3.0

Rational Action is an often fascinating, frequently frustrating, close history of operations research from 1940 to 1960. Operations research is a fascinating branch of applied interdisciplinary mathematics, using clever and often counterintuitive logic and statistics to reveal useful facts. This history traces many applications of operations research, and attempts to formalize it as a field of knowledge bridging science, policy, and strategy. However, the micro-narratives, approximately 30 very short chapters, are only belated brought into conversation with the larger issues in science and technology studies.


This picture seems to get a lot of positive attention whenever it's posted.

Operations research has its origins in attempts to figure out the new form of technologically mediated warfare in the opening exchanges of World War 2. British policy-makers, reeling from the defeat of the Battle of France, realized that this war of radar intercepts and submarine hunts worked differently from traditional military virtues. While heroism still mattered, efficient application of a system of military technologies was the surest path to victory. In a bright spot in British policy-making, a rather ad hoc scientific advisory structure managed to extract useful lessons from operations and transmit new best practices to units in the field. American operations research had a different bureaucratic structure, with particular embeddings in bomber wings, but managed similar feats of efficient mission planning.

With victory in 1945, operations researchers faced the challenges of peace. British Marxists J.D. Bernal and J.B.S. Haldane saw their work as prelude to scientific management of the economy. Their less ideological American counterparts saw operations research as a way to rationalize an unruly consumer economy and inter-service debates over strategy.

In the years following the war, RAND would become the center of gravity of operations research, using Air Force funding to develop a style of systems analysis and game-theoretic approaches to nuclear war that proved publically influential. 1960 is as good of end as any, but in some respects the story is cut short before it gets really interesting, with the triple whammy of Eisenhower's Farewell Address warning of capture by a scientific-military elite, the installation of McNamara's Whiz Kids in the Pentagon, and the absurdist failure of operations research in the political warfare of Vietnam.

The coda links back to the social studies of science movement, Shapin, Latour, and Jasanoff, which is in many way a reaction to the perceived universal objectivity of the operations researchers, and the collapse of the High Modernist project in the 1960s.

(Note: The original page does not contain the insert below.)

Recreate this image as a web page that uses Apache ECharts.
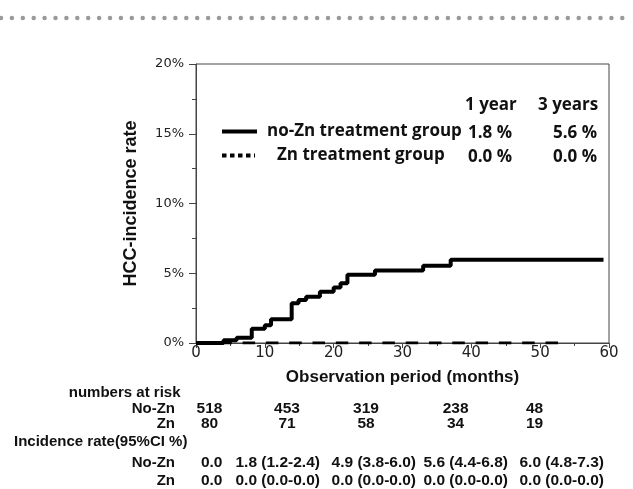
<!DOCTYPE html>
<html><head><meta charset="utf-8">
<script src="https://cdn.jsdelivr.net/npm/echarts@6/dist/echarts.min.js"></script>
<style>html,body{margin:0;padding:0;background:#fff}#c{width:633px;height:489px}</style>
</head><body><div id="c"></div>
<script>
// ---- data ----
const noZnMonths = [0, 4, 5.9, 8.1, 10, 10.9, 13.9, 14.9, 16, 18, 20, 21, 22, 26, 33, 37, 59.2];
const noZnRates  = [0, 0.19, 0.38, 1.03, 1.27, 1.7, 2.85, 3.09, 3.32, 3.68, 3.97, 4.28, 4.9, 5.19, 5.53, 5.96, 5.96];
const znMonths = [0, 54];
const znRates  = [0, 0];
const seriesNames = ['no-Zn treatment group', 'Zn treatment group'];
const summaryHeaders = ['1 year', '3 years'];
const summaryNoZn = ['1.8 %', '5.6 %'];
const summaryZn = ['0.0 %', '0.0 %'];
const groupLabels = ['No-Zn', 'Zn'];
const riskTitle = 'numbers at risk';
const riskNoZn = [518, 453, 319, 238, 48];
const riskZn = [80, 71, 58, 34, 19];
const incTitle = 'Incidence rate(95%CI %)';
const incNoZn = ['0.0', '1.8 (1.2-2.4)', '4.9 (3.8-6.0)', '5.6 (4.4-6.8)', '6.0 (4.8-7.3)'];
const incZn = ['0.0', '0.0 (0.0-0.0)', '0.0 (0.0-0.0)', '0.0 (0.0-0.0)', '0.0 (0.0-0.0)'];

// ---- layout (pixel positions of the text table) ----
const riskX = [209.5, 287, 366, 455.6, 534.5];
const incX = [211.7, 277.7, 373.8, 465.7, 561.7];
const summaryX = [465, 538];
const summaryValX = [468, 553];

const chart = echarts.init(document.getElementById('c'), null, {renderer: 'canvas'});
const AX = '#444';
const tableFont = {fontFamily: 'Liberation Sans', fontWeight: 'bold', fontSize: 15, fill: '#111'};
const cellFont = {fontFamily: 'Liberation Sans', fontWeight: 'bold', fontSize: 15.5, fill: '#111'};
const legFont = {fontFamily: 'Open Sans', fontWeight: 'bold', fontSize: 17, fill: '#111'};

function txt(text, x, y, font, align) {
  return {type: 'text', silent: true, style: Object.assign({text: String(text), x: x, y: y, align: align || 'left', verticalAlign: 'middle'}, font)};
}
const g = [];
// decorative dotted rule at top
g.push({type: 'line', silent: true, shape: {x1: 1, y1: 18, x2: 633, y2: 18},
  style: {stroke: '#9a9a9a', lineWidth: 4.5, lineDash: [0, 10.9], lineCap: 'round'}});
// summary table in plot
summaryHeaders.forEach((t, i) => g.push(txt(t, summaryX[i], 105, legFont)));
summaryNoZn.forEach((t, i) => g.push(txt(t, summaryValX[i], 133, legFont)));
summaryZn.forEach((t, i) => g.push(txt(t, summaryValX[i], 157, legFont)));
// risk table
g.push(txt(riskTitle, 180.5, 393, tableFont, 'right'));
g.push(txt(groupLabels[0], 175, 409, tableFont, 'right'));
g.push(txt(groupLabels[1], 175, 424, tableFont, 'right'));
riskNoZn.forEach((v, i) => g.push(txt(v, riskX[i], 409, cellFont, 'center')));
riskZn.forEach((v, i) => g.push(txt(v, riskX[i], 424, cellFont, 'center')));
g.push(txt(incTitle, 14, 442, tableFont, 'left'));
g.push(txt(groupLabels[0], 175, 463, tableFont, 'right'));
g.push(txt(groupLabels[1], 175, 481, tableFont, 'right'));
incNoZn.forEach((v, i) => g.push(txt(v, incX[i], 463, cellFont, 'center')));
incZn.forEach((v, i) => g.push(txt(v, incX[i], 481, cellFont, 'center')));

const legendText = {fontFamily: 'Open Sans', fontWeight: 'bold', fontSize: 17, color: '#111'};

chart.setOption({
  animation: false,
  backgroundColor: '#fff',
  grid: {left: 196, right: 24, top: 64, bottom: 146, show: true, borderColor: AX, borderWidth: 1, containLabel: false},
  legend: [
    {data: [{name: seriesNames[0], itemStyle: {opacity: 0}, lineStyle: {width: 4, color: '#000', type: 'solid'}}],
     left: 220, top: 123, padding: 0, itemWidth: 35, itemHeight: 14, selectedMode: false,
     textStyle: Object.assign({padding: [0, 0, 0, 5]}, legendText)},
    {data: [{name: seriesNames[1], itemStyle: {opacity: 0}, lineStyle: {width: 4, color: '#000', type: [4.5, 3.5]}}],
     left: 220, top: 147, padding: 0, itemWidth: 33, itemHeight: 14, selectedMode: false,
     textStyle: Object.assign({padding: [0, 0, 0, 17]}, legendText)}
  ],
  xAxis: {
    type: 'value', min: 0, max: 60, interval: 10,
    name: 'Observation period (months)', nameLocation: 'middle', nameGap: 26,
    nameTextStyle: {fontFamily: 'Liberation Sans', fontWeight: 'bold', fontSize: 17, color: '#111'},
    axisLine: {show: true, lineStyle: {color: AX, width: 1}},
    axisTick: {show: true, length: 5, lineStyle: {color: AX}},
    minorTick: {show: true, splitNumber: 2, length: 3, lineStyle: {color: AX}},
    splitLine: {show: false}, minorSplitLine: {show: false},
    axisLabel: {fontFamily: 'DejaVu Sans', fontSize: 15, color: '#222', margin: 3}
  },
  yAxis: {
    type: 'value', min: 0, max: 20, interval: 5,
    name: 'HCC-incidence rate', nameLocation: 'middle', nameGap: 56, nameRotate: 90,
    nameTextStyle: {fontFamily: 'Liberation Sans', fontWeight: 'bold', fontSize: 18, color: '#111'},
    axisLine: {show: true, lineStyle: {color: AX, width: 1}},
    axisTick: {show: true, length: 7, lineStyle: {color: AX}},
    minorTick: {show: true, splitNumber: 2, length: 4, lineStyle: {color: AX}},
    splitLine: {show: false}, minorSplitLine: {show: false},
    axisLabel: {fontFamily: 'DejaVu Sans', fontSize: 13, color: '#222', margin: 12, formatter: '{value}%'}
  },
  series: [
    {name: seriesNames[1], type: 'line', symbol: 'none', z: 2,
     data: znMonths.map((m, i) => [m, znRates[i]]),
     lineStyle: {color: '#000', width: 3, type: [12.5, 10.8]}},
    {name: seriesNames[0], type: 'line', step: 'end', symbol: 'none', z: 3,
     data: noZnMonths.map((m, i) => [m, noZnRates[i]]),
     lineStyle: {color: '#000', width: 4}}
  ],
  graphic: g
});
</script></body></html>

Thomas avoids the simple oppositional narrative by showing the successes of operations research as contingent, based on personal connections with decision-makers and presenting reasonable options in a wartime environment of great uncertainty, rather than a synoptic mathematical authority. But I think this project gets too lost in the weeds, chasing the complex mathematical theories of operations research without making enough connection to their project of rationalizing policy via mathematical models.